Source: Bethesda Blog
Tom J. Dennison of Newport News, VA, awoke from a coma in early May after being unconcious for nearly 14 years following a freak airplane refuse accident that nearly killed him in 1999. Thanks to the blue meteor, Dennison has missed out on the growth of the Elder Scrolls game series, knowing only his last beloved RPG experience Elder Scrolls: Daggerfall. Though he had heard of the new Elder Scrolls game, most of his friends told him to just wait for the collected edition with all the DLC in it.
Not really understanding what they meant by DLC, he waited nonetheless, and was ready when they announced Skyrim: Legendary Edition was coming out in June. "My Computer should be ready for Skyrim, I had a wicked awesome setup for Daggerfall. A 486 Processor, 100 MB harddrive and a 4x CD ROM!"

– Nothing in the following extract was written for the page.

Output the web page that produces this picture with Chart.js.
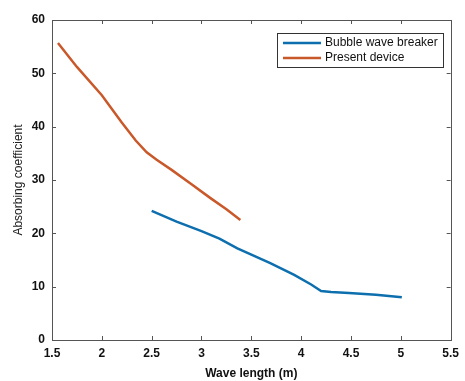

Remembering how overwhelming these massive RPGs can be and thinking back to the Ultima Strategy guides he grew up with, Dennison was as worried as he was excited about the new game. "I hope they expanded the amount of classes to choose from. Daggerfall only had eighteen. But the more they add, the more help I'll need."
Needless to say, when Bethesda announced May 31st that Prima Games would be publishing an 1100+ page Legendary Edition of their Skyrim guide to be released with the new game edition, Mr. Dennison was ecstatic. "Thank god! Where else could I turn for help on the game?"

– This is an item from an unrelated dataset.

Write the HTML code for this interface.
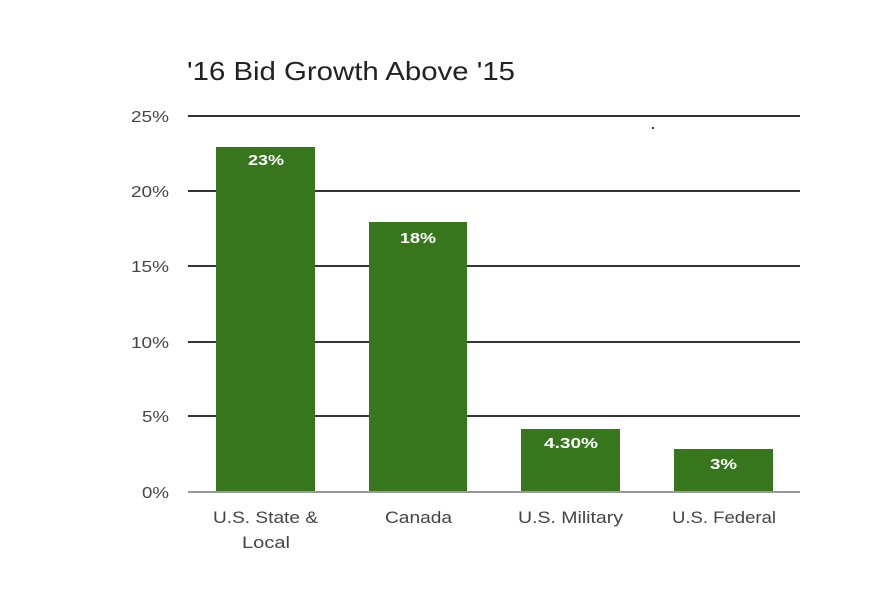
<!DOCTYPE html>
<html><head><meta charset="utf-8"><style>
html,body{margin:0;padding:0;background:#fff;}
svg{display:block;}
text{font-family:"Liberation Sans",sans-serif;}
</style></head><body>
<svg width="888" height="595" viewBox="0 0 888 595" xmlns="http://www.w3.org/2000/svg">
<rect width="888" height="595" fill="#fff"/>
<text x="187" y="80" font-size="26" fill="#222" textLength="328" lengthAdjust="spacingAndGlyphs">'16 Bid Growth Above '15</text>
<g stroke="#333" stroke-width="2">
<line x1="188" y1="116" x2="800" y2="116"/>
<line x1="188" y1="191" x2="800" y2="191"/>
<line x1="188" y1="266" x2="800" y2="266"/>
<line x1="188" y1="342" x2="800" y2="342"/>
<line x1="188" y1="416" x2="800" y2="416"/>
</g>
<line x1="188" y1="492" x2="800" y2="492" stroke="#999" stroke-width="2"/>
<g font-size="16" fill="#444">
<text x="131" y="122" textLength="38" lengthAdjust="spacingAndGlyphs">25%</text>
<text x="131" y="197" textLength="38" lengthAdjust="spacingAndGlyphs">20%</text>
<text x="131" y="272" textLength="38" lengthAdjust="spacingAndGlyphs">15%</text>
<text x="131" y="348" textLength="38" lengthAdjust="spacingAndGlyphs">10%</text>
<text x="142" y="422" textLength="27" lengthAdjust="spacingAndGlyphs">5%</text>
<text x="142" y="498" textLength="27" lengthAdjust="spacingAndGlyphs">0%</text>
</g>
<g fill="#38761d">
<rect x="216" y="147" width="99" height="344"/>
<rect x="369" y="222" width="98" height="269"/>
<rect x="521" y="429" width="99" height="62"/>
<rect x="674" y="449" width="99" height="42"/>
</g>
<g font-size="15" font-weight="bold" fill="#fff">
<text x="248" y="165" textLength="36" lengthAdjust="spacingAndGlyphs">23%</text>
<text x="400" y="243" textLength="36" lengthAdjust="spacingAndGlyphs">18%</text>
<text x="544" y="448" textLength="54" lengthAdjust="spacingAndGlyphs">4.30%</text>
<text x="710" y="469" textLength="27" lengthAdjust="spacingAndGlyphs">3%</text>
</g>
<g font-size="17" fill="#444">
<text x="213" y="523" textLength="105" lengthAdjust="spacingAndGlyphs">U.S. State &amp;</text>
<text x="242" y="548" textLength="48" lengthAdjust="spacingAndGlyphs">Local</text>
<text x="385" y="523" textLength="67" lengthAdjust="spacingAndGlyphs">Canada</text>
<text x="518" y="523" textLength="105" lengthAdjust="spacingAndGlyphs">U.S. Military</text>
<text x="672" y="523" textLength="104" lengthAdjust="spacingAndGlyphs">U.S. Federal</text>
</g>
<rect x="652" y="127" width="2" height="2" fill="#333"/>
</svg>
</body></html>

"I mean, it's not like I can just type questions about it into a magic box and get the answers instantaneously from a variety of sources," he laughed.
Dennison told us that he planned to head over to a local retailer like Comp USA or Circuit City and pick up the game on compact disc. "I've got thirty bucks saved up, which should be enough for the game and the guide."

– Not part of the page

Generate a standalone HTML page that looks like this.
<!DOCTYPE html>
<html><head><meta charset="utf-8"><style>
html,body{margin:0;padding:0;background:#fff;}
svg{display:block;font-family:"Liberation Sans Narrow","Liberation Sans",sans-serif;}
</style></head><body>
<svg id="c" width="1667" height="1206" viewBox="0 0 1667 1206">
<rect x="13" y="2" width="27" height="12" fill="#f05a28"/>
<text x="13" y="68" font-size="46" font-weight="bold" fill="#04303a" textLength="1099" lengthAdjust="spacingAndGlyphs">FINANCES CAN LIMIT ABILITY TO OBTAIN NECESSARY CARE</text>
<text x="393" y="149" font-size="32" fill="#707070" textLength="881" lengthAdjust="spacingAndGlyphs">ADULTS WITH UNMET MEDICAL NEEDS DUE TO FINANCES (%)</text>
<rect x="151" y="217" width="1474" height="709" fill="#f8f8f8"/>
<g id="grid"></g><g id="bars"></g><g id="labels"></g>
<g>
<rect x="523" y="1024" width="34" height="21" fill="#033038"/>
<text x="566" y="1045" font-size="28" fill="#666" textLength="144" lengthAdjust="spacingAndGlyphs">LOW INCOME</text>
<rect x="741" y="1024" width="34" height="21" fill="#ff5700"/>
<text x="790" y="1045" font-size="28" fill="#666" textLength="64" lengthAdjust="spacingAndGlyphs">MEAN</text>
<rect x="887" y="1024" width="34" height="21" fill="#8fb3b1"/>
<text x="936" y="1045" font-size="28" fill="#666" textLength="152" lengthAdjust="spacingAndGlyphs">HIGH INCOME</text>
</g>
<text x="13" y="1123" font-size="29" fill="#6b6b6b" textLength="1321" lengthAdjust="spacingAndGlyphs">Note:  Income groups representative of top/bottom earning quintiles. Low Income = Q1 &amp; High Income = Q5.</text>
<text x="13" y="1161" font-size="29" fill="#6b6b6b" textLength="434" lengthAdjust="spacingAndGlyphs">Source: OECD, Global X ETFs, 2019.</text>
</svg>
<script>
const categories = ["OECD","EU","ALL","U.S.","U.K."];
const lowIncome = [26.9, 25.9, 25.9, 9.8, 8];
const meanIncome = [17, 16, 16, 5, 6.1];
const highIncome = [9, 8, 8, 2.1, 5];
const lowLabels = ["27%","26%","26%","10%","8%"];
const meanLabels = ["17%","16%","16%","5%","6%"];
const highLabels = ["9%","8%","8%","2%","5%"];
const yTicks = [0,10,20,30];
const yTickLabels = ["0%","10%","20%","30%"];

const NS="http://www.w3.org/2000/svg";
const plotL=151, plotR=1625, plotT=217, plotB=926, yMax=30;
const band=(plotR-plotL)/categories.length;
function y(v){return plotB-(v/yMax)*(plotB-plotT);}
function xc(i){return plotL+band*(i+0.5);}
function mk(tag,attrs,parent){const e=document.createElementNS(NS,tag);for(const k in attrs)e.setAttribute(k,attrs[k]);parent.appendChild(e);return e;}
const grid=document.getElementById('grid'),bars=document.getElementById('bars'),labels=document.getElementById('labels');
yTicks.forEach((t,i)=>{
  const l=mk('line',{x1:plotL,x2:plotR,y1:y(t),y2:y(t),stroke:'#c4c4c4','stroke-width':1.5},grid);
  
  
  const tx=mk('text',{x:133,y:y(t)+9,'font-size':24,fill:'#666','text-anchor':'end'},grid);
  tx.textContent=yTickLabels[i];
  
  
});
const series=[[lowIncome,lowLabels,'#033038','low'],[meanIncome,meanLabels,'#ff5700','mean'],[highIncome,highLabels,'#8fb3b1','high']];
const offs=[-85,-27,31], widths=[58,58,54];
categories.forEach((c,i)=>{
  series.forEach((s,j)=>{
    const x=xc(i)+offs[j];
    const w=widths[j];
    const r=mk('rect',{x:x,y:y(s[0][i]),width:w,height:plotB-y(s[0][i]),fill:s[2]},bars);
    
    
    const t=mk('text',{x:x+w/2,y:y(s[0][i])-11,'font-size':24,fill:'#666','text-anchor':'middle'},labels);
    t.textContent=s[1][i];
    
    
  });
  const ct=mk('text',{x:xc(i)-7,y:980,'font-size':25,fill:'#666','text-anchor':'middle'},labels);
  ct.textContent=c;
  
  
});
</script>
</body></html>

"I've heard that some people download video games nowadays, but I can't imagine waiting fifty-six days just to download one game when I could get it from the store right now," he added, referring to the amount of time it takes to download a six gigabyte game on 9600 Baud dial-up connection (or the amount of time it takes to download one World of Warcraft update on a modern high-speed connection).